Fifth Third Bancorp (NASDAQ:FITB) is down significantly year-to-date, and the stock was just downgraded by Guggenheim Securities. The price target is now set at $12 and the rating was moved down to Neutral. That shouldn’t discourage investors too much though, and some good news for the company comes in the form of loan delinquencies, or lack thereof. In fact, Fifth Third was able to decrease this crucial statistic for all categories of consumer loans.
At a time when the economy seems mysteriously stagnant, this is rather good news. It goes to show that Fifth Third is becoming wiser with its lending despite the fact that many other banks are still struggling in this department. Market share for Fifth Third is also staying strong. As reported here, the bank is doing quite well in Dayton. Important competitors for Fifth Third include Bank of America (NYSE:BAC), PNC Financial Services (NYSE:PNC), and U.S. Bancorp (NYSE:USB).

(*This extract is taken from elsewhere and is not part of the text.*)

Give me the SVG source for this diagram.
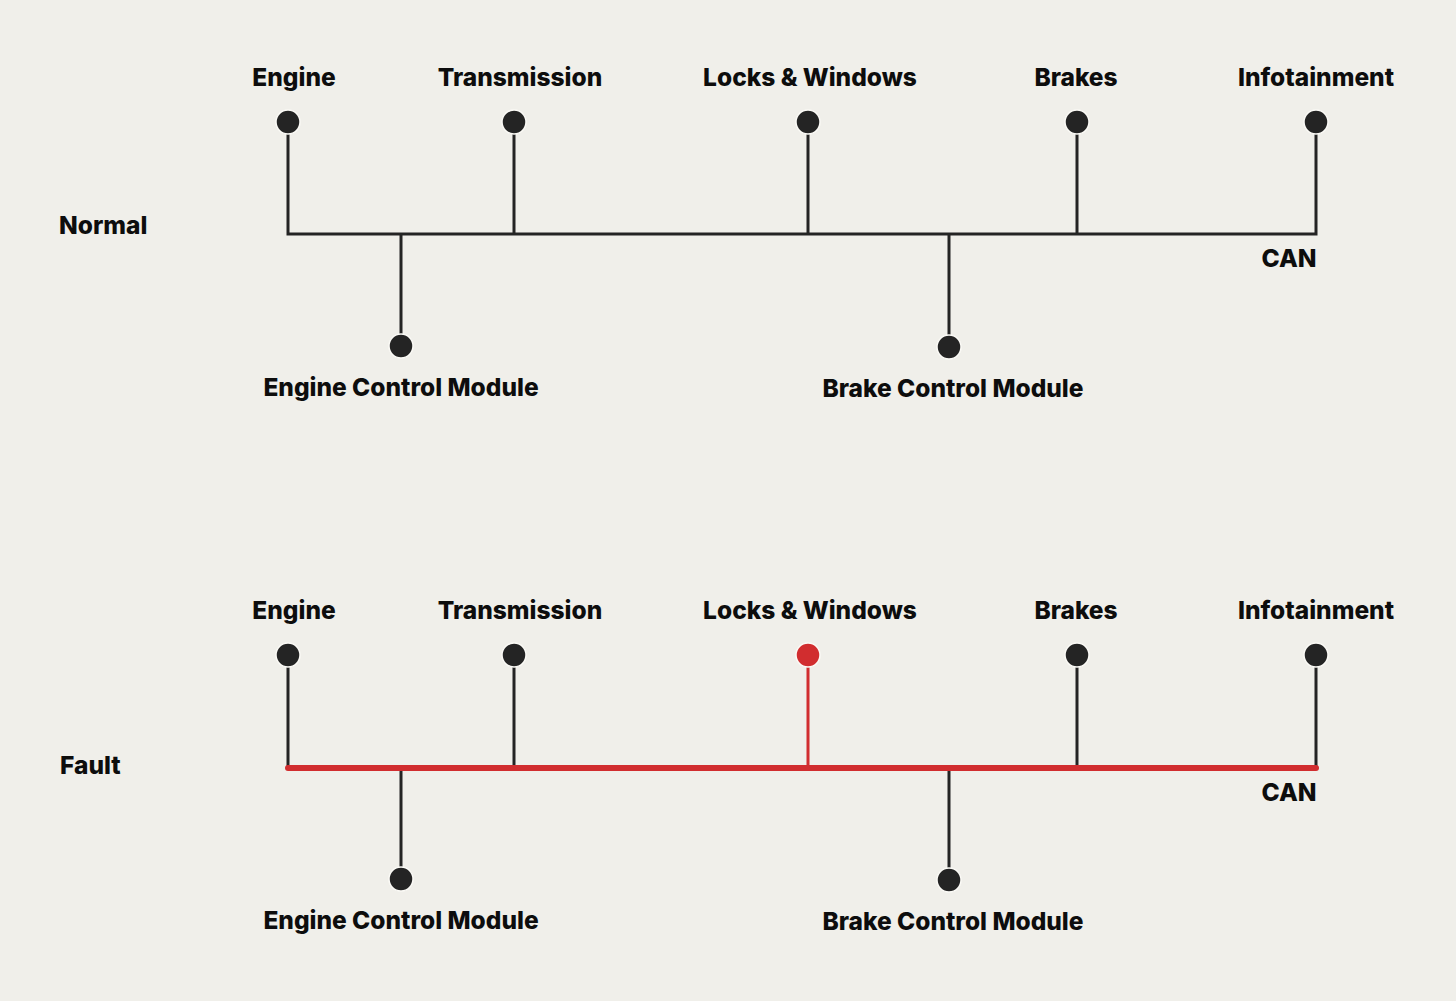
<svg xmlns="http://www.w3.org/2000/svg" width="1456" height="1001" viewBox="0 0 1456 1001">
<style>
.bg{fill:#f0efea}
.lbl{font-family:Inter,"Liberation Sans",sans-serif;font-weight:800;font-size:24.5px;fill:#0d0d0d;text-anchor:middle}
.side{font-family:Inter,"Liberation Sans",sans-serif;font-weight:800;font-size:24.5px;fill:#0d0d0d}
.dot{fill:#242424;stroke:#fbfaf6;stroke-width:1.5}
.dotr{fill:#d12d2f;stroke:#fbfaf6;stroke-width:1.5}
.w{stroke:#242424;stroke-width:3;fill:none}
.wr{stroke:#d12d2f;stroke-width:3;fill:none}
.busr{stroke:#d12d2f;stroke-width:6;stroke-linecap:round;fill:none}
</style>
<rect class="bg" x="0" y="0" width="1456" height="1001"/>
<g id="connectors">
<path class="w" d="M288 134V234H1316V134"/>
<path class="w" d="M514 134V234M808 134V234M1077 134V234M401 234V334M949 234V335"/>
<path class="w" d="M288 667V768M514 667V768M1077 667V768M1316 667V768M401 768V867M949 768V868"/>
<path class="wr" d="M808 667V768"/>
<path class="busr" d="M288 768H1316"/>
</g>
<g id="label-normal"><text class="side" x="59" y="234">Normal</text></g>
<g id="label-can-normal"><text class="lbl" x="1289" y="267">CAN</text></g>
<g id="n-engine"><circle class="dot" cx="288" cy="122" r="12"/><text class="lbl" x="294" y="86">Engine</text></g>
<g id="n-transmission"><circle class="dot" cx="514" cy="122" r="12"/><text class="lbl" x="520" y="86">Transmission</text></g>
<g id="n-locks"><circle class="dot" cx="808" cy="122" r="12"/><text class="lbl" x="810" y="86">Locks &amp; Windows</text></g>
<g id="n-brakes"><circle class="dot" cx="1077" cy="122" r="12"/><text class="lbl" x="1076" y="86">Brakes</text></g>
<g id="n-infotainment"><circle class="dot" cx="1316" cy="122" r="12"/><text class="lbl" x="1316" y="86">Infotainment</text></g>
<g id="n-ecm"><circle class="dot" cx="401" cy="346" r="12"/><text class="lbl" x="401" y="396">Engine Control Module</text></g>
<g id="n-bcm"><circle class="dot" cx="949" cy="347" r="12"/><text class="lbl" x="953" y="397">Brake Control Module</text></g>
<g id="label-fault"><text class="side" x="60" y="774">Fault</text></g>
<g id="label-can-fault"><text class="lbl" x="1289" y="801">CAN</text></g>
<g id="f-engine"><circle class="dot" cx="288" cy="655" r="12"/><text class="lbl" x="294" y="619">Engine</text></g>
<g id="f-transmission"><circle class="dot" cx="514" cy="655" r="12"/><text class="lbl" x="520" y="619">Transmission</text></g>
<g id="f-locks"><circle class="dotr" cx="808" cy="655" r="12"/><text class="lbl" x="810" y="619">Locks &amp; Windows</text></g>
<g id="f-brakes"><circle class="dot" cx="1077" cy="655" r="12"/><text class="lbl" x="1076" y="619">Brakes</text></g>
<g id="f-infotainment"><circle class="dot" cx="1316" cy="655" r="12"/><text class="lbl" x="1316" y="619">Infotainment</text></g>
<g id="f-ecm"><circle class="dot" cx="401" cy="879" r="12"/><text class="lbl" x="401" y="929">Engine Control Module</text></g>
<g id="f-bcm"><circle class="dot" cx="949" cy="880" r="12"/><text class="lbl" x="953" y="930">Brake Control Module</text></g>
</svg>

Price/earnings to growth ratio is a bit high at 1.99, although price to earnings and price to sales are more in line with the competition. As for cash flows, $159 million flowed out during 2010 and $221 million flowed in during the first half of 2011. Financing activities primarily caused the outflows in 2010.
Disclosure: I have no positions in any stocks mentioned, and no plans to initiate any positions within the next 72 hours.